A análise do Clima pode ser incorporada nas carteiras da mesma maneira que o ESG em geral. É possível fazer filtro negativo, investimento temático, best in class, ficar over ou under, integração ESG. “Tudo isso, pode ser utilizado para o recorte só para clima”, disse o especialista. Explicou que o Clima é um tema dentro do ESG ainda bastante negligenciado no Brasil.

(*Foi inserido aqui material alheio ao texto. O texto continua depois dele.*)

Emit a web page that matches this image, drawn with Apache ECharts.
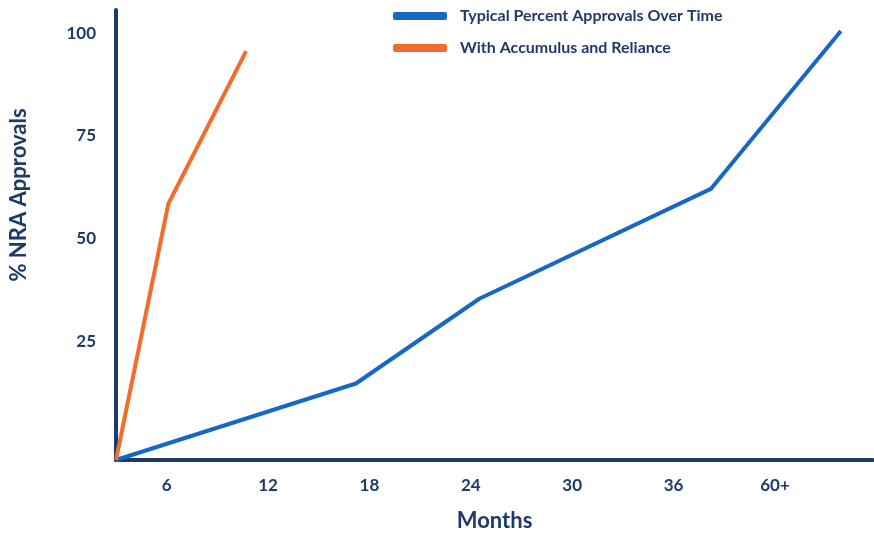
<!DOCTYPE html>
<html>
<head>
<meta charset="utf-8">
<script src="https://cdn.jsdelivr.net/npm/echarts@6/dist/echarts.min.js"></script>
<style>
  html, body { margin: 0; padding: 0; background: #fff; }
  #chart { width: 874px; height: 537px; }
</style>
</head>
<body>
<div id="chart"></div>
<script>
// x values are months; "60+" sits at position 42
const tickValues = [6, 12, 18, 24, 30, 36, 42]
const tickLabels = ['6', '12', '18', '24', '30', '36', '60+']
const yTicks = [25, 50, 75, 100]

const typicalX = [3, 17.2, 24.5, 38.2, 45.9]
const typicalY = [-3.8, 14.8, 35.4, 62.1, 100.5]
const relianceX = [3, 6.1, 10.7]
const relianceY = [-3.8, 58.5, 95.6]

const navy = '#1c3b68'
const font = 'Lato, "Open Sans", sans-serif'

// 1.初始化
const myChart = echarts.init(document.getElementById('chart'))

const toPairs = (xs, ys) => xs.map((x, i) => [x, ys[i]])

// 2.配置
const options = {
  animation: false,
  textStyle: { fontFamily: font },
  legend: {
    orient: 'vertical',
    left: 388,
    top: 3,
    itemWidth: 54,
    itemHeight: 8,
    itemGap: 16,
    icon: 'roundRect',
    textStyle: { color: navy, fontSize: 16, fontWeight: 'bold', fontFamily: font, padding: [0, 0, 0, 8] },
    data: ['Typical Percent Approvals Over Time', 'With Accumulus and Reliance']
  },
  grid: { left: 113, right: 1, top: 10, bottom: 72, containLabel: false },
  xAxis: {
    type: 'value',
    min: 3,
    max: 47.8,
    name: 'Months',
    nameLocation: 'middle',
    nameGap: 50,
    nameTextStyle: { color: navy, fontSize: 22, fontWeight: 'bold', fontFamily: font },
    axisLine: { show: true, onZero: false, lineStyle: { color: navy, width: 4 } },
    axisTick: { show: false },
    splitLine: { show: false },
    axisLabel: {
      customValues: tickValues,
      color: navy,
      fontSize: 17,
      fontWeight: 'bold',
      margin: 17,
      formatter: (v) => tickLabels[tickValues.indexOf(v)] ?? ''
    }
  },
  yAxis: {
    type: 'value',
    min: -3.8,
    max: 105.6,
    name: '% NRA Approvals',
    nameLocation: 'middle',
    nameGap: 86,
    nameTextStyle: { color: navy, fontSize: 22, fontWeight: 'bold', fontFamily: font, padding: [0, 0, 0, 80] },
    axisLine: { show: true, onZero: false, lineStyle: { color: navy, width: 4 } },
    axisTick: { show: false },
    splitLine: { show: false },
    axisLabel: {
      customValues: yTicks,
      color: navy,
      fontSize: 17,
      fontWeight: 'bold',
      margin: 20
    }
  },
  series: [
    {
      name: 'Typical Percent Approvals Over Time',
      type: 'line',
      data: toPairs(typicalX, typicalY),
      showSymbol: false,
      color: '#1767c4',
      lineStyle: { width: 4, color: '#1767c4' }
    },
    {
      name: 'With Accumulus and Reliance',
      type: 'line',
      data: toPairs(relianceX, relianceY),
      showSymbol: false,
      color: '#f36c2c',
      lineStyle: { width: 4, color: '#f36c2c' }
    }
  ]
}

// 3.渲染
myChart.setOption(options)
</script>
</body>
</html>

Uma das explicações para isso é que o Brasil nunca teve um mercado de carbono regulado, diferente do que aconteceu em outros mercados principalmente de países europeus. Nestes mercados, o efeito clima começou a afetar o desempenho econômico das empresas devido ao funcionamento e ampliação dos ativos de carbono. “O investidor europeu incorporou a questão do carbono na análise fundamentalista das empresas”, explicou. Mas fez uma ressalva, que apesar de não haver um mercado regulado, existe uma atividade de carbono voluntário. E agora há pouco tempo foram realizadas as primeiras negociações com a RenovaBio, que é um mercado de carbono do setor de combustíveis (leia mais).

Maior objetividade

As metodologias relacionadas às análises de Clima tiveram maior avanço na definição de consenso das métricas para avaliação dos efeitos nas carteiras de investimentos em comparação com as análises ESG e de “Impacto”, segundo explicou Pimentel. Por isso, a integração das métricas relacionadas às mudanças climáticas com clima é mais fácil que o ESG e Impacto, pois em ambos persiste uma guerra dos frameworks, que tem um caráter mais subjetivo.

Na perspectiva do “Clima” surgiu a TCFD – Task Force on Climate-related Financial Disclosures – que se tornará padrão obrigatório, por exemplo, no Reino Unido e em algumas jurisdições da Europa a partir de 2021 e 2022. Enquanto os frameworks de ESG e Impacto demoraram quase 20 anos para serem construídos, e ainda persistirem com questionamentos de subjetividade, o TCFD avançou rapidamente na avaliação dos critérios climáticos das carteiras, ganhando a adesão dos investidores e dos reguladores.

Por isso, a questão do Clima já conta com métricas muito mais objetivas. Então, a integração dos critérios ambientais com as decisões de investimentos é mais fácil, comentou Pimentel. “A análise climática gira em torno de três requisitos básicos: pegada de carbono, risco físico e risco de transição. Pegada é bem objetiva e quantitativa. Riscos são um pouco menos objetivos, mesmo assim, têm simplificação”, explicou.

Por onde começar?

Em sua apresentação, o especialista transmitiu algumas recomendações para as assets que desejam dar os primeiros passos para incluir a abordagem do ESG. Pimentel explicou que o primeiro passo é refletir sobre a motivação para a decisão e quanto mais alinhado com os princípios e valores da organização, maior a chance de se implantar algo mais consistente. “Se for só por uma demanda dos clientes, geralmente o processo tende a ser menos consistente. É mais interessante quando está alinhado com a filosofia e os valores da asset”, comentou.

Para as gestoras de grande porte, que trabalham com vários produtos, recomendou o início da integração com o tema ESG pela renda variável, por exemplo, por um produto com estratégia Long Only. Para as assets do tipo “single strategy”, indicou o caminho da materialidade, para analisar empresas que já estão no portfólio e não com o conjunto total de empresas analisadas.